Source code needs to be built before running. Building the binary code from source code involves compiling, linking, and organizing the intermediates at proper places. It's much more complex than just compiling so that we need a build system. SOLVCON uses SCons to build its binary parts. Standard Python distutil is used after SCons for making source package.

In addition to building, SOLVCON provides scripts in "ground/" and "soil/" directories to build third-party software packages, if they are not otherwise available. The dependency management is especially important when running SOLVCON on a supercomputer site, for usually the pre-installed software packages are not sufficient to run SOLVCON.

Testing

Testing is something can't be taken away from the development cycle. It is different from the result verification for an under-development simulation, but about repeatedly confirming the already verified (or partially verified) results are still valid.

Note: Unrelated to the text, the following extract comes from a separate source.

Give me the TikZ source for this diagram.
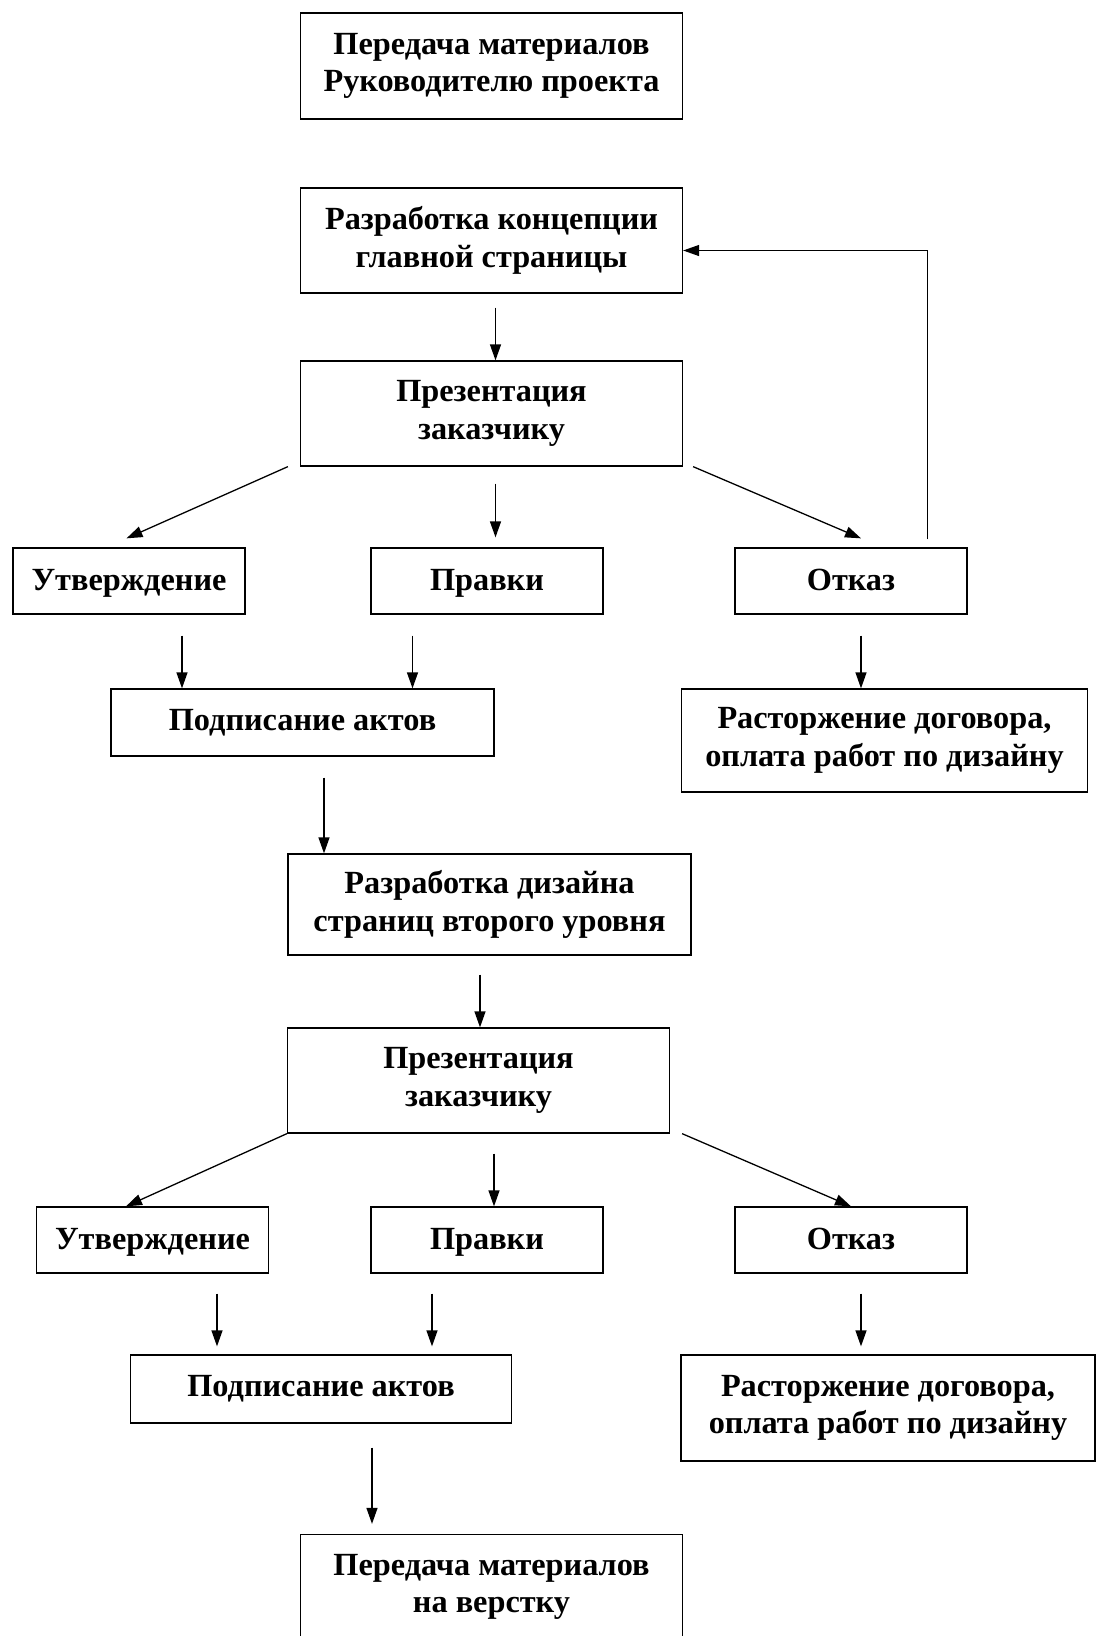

In SOLVCON there are three levels of testing: the unit testing, functional testing, and solution testing. The unit testing is using the standard Python unit test framework and doctest. The functional testing is arranged for interoperation of different modules in the software system. Solution testing is responsible for making sure the calculation results remain the same after when changing the code. The solution tests are collected in the "examples/" directory, and scripts of running these solution tests or examples are provided.

It is important to separate the testing into levels. We should constantly run tests to check that we don't break code, because if we do, it takes more time to fix errors in the future than to avoid errors during development. Usually, the more involved tests need more resources and more complex setup. For example, all unit tests in SOLVCON can be run with a single "nosetests" command, and they finish in 10 seconds on my MacBook Air. In contrast, a solution test for a solver in SOLVCON takes 10 minutes on a 8-core server. We can use unit tests to quickly detect errors, and the expensive solution tests only need to be invoked at a late phase of development.

A continuous integration (CI) system (Jenkins) is set up at http://ci.solvcon.net/ to carry out all the tests and code building with every commit in the source code repository. If a developer forgets to run the tests, the CI system will still run them anyway. Whenever it's possible, we should set up automation to do repeating tasks and free up developers' or researchers' time for something more valuable.

Scheduling for Collaboration

To some extent, developing code is like developing formulations. They both consumes large chucks of time and are usually a standalone activity that requires one to get into the "flow" for efficient and quality work. That is, we can't be disturbed in the middle of the work flow or we will lose a lot of productivity.

If we centralize the work to software development, or, in another word, do computational research like we are developing software, then collaboration techniques for software can come to help the research. Because research teams are usually small (tens of people or less), we should adopt established agile methodologies like Scrum, Kanban, eXtreme Programming (XP), etc. These methodologies are not addressing how to manage the "domain knowledge", which is our focus of computational science. We need to adjust them to balance the software and non-software parts.

Conclusions

This isn't the complete description about what SOLVCON wants to achieve, but provides an overview for its possible contribution outside its basis. The fundamental infrastructure mentioned above is already there. The project should be expanded to find out how far it can go. For now, the use of the CESE method is a limiting condition for its applications, but also an opportunity to bring new things into unexplored application areas. Preliminary applications developed for supersonic flows, waves in solids, and acoustics can be used as working models.

I hope to know more people who are interested in this model of developing PDE solvers or the CESE method, and try a fun approach of doing computational research together.